[Task instructions] Copy exactly the lines that run from the top of the listing to the line containing "yTicks[0], max: yTicks[yTicks.length", both ends included, and omit the pictures.

========================

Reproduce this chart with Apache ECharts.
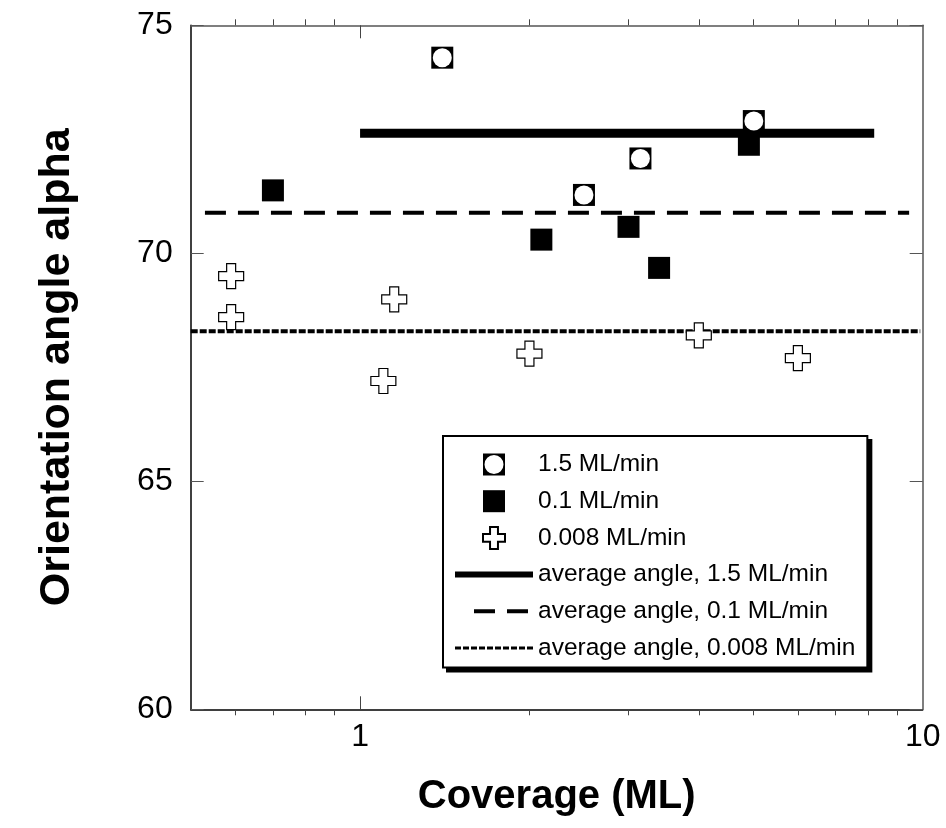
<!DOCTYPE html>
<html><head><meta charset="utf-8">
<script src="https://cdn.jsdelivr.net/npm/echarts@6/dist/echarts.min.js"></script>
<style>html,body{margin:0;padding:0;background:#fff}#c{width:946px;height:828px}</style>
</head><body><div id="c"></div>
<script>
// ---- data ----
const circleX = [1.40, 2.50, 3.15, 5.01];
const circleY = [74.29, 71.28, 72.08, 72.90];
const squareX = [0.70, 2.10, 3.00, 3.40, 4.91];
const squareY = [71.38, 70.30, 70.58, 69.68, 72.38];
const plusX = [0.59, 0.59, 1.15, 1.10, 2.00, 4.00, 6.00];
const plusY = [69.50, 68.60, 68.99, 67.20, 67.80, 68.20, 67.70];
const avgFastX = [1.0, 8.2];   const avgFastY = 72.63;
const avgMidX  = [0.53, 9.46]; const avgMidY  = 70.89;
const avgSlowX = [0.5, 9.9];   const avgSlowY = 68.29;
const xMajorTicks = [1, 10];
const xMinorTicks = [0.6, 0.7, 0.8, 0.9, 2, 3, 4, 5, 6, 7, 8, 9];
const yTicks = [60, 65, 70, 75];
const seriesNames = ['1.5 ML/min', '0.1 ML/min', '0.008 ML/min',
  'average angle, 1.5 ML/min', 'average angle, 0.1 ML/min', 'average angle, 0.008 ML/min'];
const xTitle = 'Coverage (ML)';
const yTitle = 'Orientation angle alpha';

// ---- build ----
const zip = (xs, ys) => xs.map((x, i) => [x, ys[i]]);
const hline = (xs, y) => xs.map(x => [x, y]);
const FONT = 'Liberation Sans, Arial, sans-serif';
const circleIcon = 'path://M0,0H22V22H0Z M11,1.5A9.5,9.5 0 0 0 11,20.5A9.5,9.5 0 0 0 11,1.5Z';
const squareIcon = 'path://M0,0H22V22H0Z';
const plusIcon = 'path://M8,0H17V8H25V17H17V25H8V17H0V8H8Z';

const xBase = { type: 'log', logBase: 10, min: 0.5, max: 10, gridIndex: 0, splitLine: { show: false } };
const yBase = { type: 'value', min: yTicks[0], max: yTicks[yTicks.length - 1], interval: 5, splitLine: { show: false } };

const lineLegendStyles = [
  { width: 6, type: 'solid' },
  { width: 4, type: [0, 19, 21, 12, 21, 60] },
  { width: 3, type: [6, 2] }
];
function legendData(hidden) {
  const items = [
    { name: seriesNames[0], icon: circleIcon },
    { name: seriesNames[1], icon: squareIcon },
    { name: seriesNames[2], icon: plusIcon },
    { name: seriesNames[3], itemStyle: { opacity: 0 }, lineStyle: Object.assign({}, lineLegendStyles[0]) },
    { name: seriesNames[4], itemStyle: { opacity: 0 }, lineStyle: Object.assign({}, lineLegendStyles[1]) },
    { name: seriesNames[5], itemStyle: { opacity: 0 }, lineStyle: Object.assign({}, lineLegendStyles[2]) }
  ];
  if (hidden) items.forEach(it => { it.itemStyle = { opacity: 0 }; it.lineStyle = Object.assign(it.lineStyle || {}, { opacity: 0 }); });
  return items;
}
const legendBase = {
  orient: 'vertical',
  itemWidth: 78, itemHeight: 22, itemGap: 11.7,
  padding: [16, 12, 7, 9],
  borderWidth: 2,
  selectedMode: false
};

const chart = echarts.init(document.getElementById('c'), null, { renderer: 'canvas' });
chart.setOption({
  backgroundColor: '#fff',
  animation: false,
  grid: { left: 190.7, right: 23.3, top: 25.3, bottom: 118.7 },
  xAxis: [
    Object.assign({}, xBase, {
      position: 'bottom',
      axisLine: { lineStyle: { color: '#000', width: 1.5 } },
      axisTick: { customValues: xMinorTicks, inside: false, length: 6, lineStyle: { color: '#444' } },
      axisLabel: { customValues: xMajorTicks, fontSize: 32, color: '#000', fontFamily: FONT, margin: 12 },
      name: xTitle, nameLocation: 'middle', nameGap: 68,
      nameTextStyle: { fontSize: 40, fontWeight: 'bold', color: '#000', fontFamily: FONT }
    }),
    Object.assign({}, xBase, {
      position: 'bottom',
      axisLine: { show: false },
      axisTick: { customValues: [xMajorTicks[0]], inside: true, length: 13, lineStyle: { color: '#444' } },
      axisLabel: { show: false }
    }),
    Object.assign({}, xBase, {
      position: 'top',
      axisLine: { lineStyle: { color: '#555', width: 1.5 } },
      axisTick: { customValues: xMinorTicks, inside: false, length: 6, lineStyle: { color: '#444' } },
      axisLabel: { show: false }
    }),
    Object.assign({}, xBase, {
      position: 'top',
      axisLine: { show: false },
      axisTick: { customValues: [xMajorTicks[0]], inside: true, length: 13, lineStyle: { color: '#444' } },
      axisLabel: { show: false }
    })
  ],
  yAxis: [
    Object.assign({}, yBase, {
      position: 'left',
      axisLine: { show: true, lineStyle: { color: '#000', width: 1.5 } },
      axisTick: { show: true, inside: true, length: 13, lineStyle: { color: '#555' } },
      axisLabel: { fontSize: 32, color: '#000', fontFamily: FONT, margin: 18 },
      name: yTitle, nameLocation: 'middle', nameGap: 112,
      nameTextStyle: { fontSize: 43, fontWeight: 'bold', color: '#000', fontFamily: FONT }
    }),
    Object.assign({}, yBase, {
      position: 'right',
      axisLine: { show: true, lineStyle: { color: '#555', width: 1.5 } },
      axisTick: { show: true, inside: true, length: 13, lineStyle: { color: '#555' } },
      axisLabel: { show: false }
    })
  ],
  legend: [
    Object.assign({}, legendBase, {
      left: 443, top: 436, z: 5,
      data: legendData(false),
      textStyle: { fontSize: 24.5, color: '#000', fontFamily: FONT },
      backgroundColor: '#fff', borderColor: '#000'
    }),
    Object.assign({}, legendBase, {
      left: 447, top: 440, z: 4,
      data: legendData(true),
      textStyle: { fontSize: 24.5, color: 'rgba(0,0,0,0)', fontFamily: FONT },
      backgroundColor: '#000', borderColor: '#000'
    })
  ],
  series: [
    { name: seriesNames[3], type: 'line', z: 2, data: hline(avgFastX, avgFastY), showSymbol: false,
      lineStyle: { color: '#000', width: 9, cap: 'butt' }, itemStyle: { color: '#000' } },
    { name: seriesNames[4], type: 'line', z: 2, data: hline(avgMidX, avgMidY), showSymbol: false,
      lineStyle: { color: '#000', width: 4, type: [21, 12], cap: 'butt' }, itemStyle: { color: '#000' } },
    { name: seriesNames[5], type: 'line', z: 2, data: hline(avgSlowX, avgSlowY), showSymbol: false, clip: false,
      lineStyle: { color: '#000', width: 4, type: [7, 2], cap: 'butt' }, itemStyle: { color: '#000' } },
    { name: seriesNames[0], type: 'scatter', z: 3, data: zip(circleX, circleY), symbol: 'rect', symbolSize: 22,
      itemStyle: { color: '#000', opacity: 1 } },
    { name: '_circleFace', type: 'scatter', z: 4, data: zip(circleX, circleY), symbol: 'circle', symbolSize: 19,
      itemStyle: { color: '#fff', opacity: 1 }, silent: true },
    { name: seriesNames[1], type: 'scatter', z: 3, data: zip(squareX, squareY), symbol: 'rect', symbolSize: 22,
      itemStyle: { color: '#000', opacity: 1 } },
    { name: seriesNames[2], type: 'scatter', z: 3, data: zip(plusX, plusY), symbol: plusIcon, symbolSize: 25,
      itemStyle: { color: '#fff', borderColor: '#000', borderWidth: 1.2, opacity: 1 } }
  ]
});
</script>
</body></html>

========================

[Result]
Reproduce this chart with Apache ECharts.
<!DOCTYPE html>
<html><head><meta charset="utf-8">
<script src="https://cdn.jsdelivr.net/npm/echarts@6/dist/echarts.min.js"></script>
<style>html,body{margin:0;padding:0;background:#fff}#c{width:946px;height:828px}</style>
</head><body><div id="c"></div>
<script>
// ---- data ----
const circleX = [1.40, 2.50, 3.15, 5.01];
const circleY = [74.29, 71.28, 72.08, 72.90];
const squareX = [0.70, 2.10, 3.00, 3.40, 4.91];
const squareY = [71.38, 70.30, 70.58, 69.68, 72.38];
const plusX = [0.59, 0.59, 1.15, 1.10, 2.00, 4.00, 6.00];
const plusY = [69.50, 68.60, 68.99, 67.20, 67.80, 68.20, 67.70];
const avgFastX = [1.0, 8.2];   const avgFastY = 72.63;
const avgMidX  = [0.53, 9.46]; const avgMidY  = 70.89;
const avgSlowX = [0.5, 9.9];   const avgSlowY = 68.29;
const xMajorTicks = [1, 10];
const xMinorTicks = [0.6, 0.7, 0.8, 0.9, 2, 3, 4, 5, 6, 7, 8, 9];
const yTicks = [60, 65, 70, 75];
const seriesNames = ['1.5 ML/min', '0.1 ML/min', '0.008 ML/min',
  'average angle, 1.5 ML/min', 'average angle, 0.1 ML/min', 'average angle, 0.008 ML/min'];
const xTitle = 'Coverage (ML)';
const yTitle = 'Orientation angle alpha';

// ---- build ----
const zip = (xs, ys) => xs.map((x, i) => [x, ys[i]]);
const hline = (xs, y) => xs.map(x => [x, y]);
const FONT = 'Liberation Sans, Arial, sans-serif';
const circleIcon = 'path://M0,0H22V22H0Z M11,1.5A9.5,9.5 0 0 0 11,20.5A9.5,9.5 0 0 0 11,1.5Z';
const squareIcon = 'path://M0,0H22V22H0Z';
const plusIcon = 'path://M8,0H17V8H25V17H17V25H8V17H0V8H8Z';

const xBase = { type: 'log', logBase: 10, min: 0.5, max: 10, gridIndex: 0, splitLine: { show: false } };
const yBase = { type: 'value', min: yTicks[0], max: yTicks[yTicks.length - 1], interval: 5, splitLine: { show: false } };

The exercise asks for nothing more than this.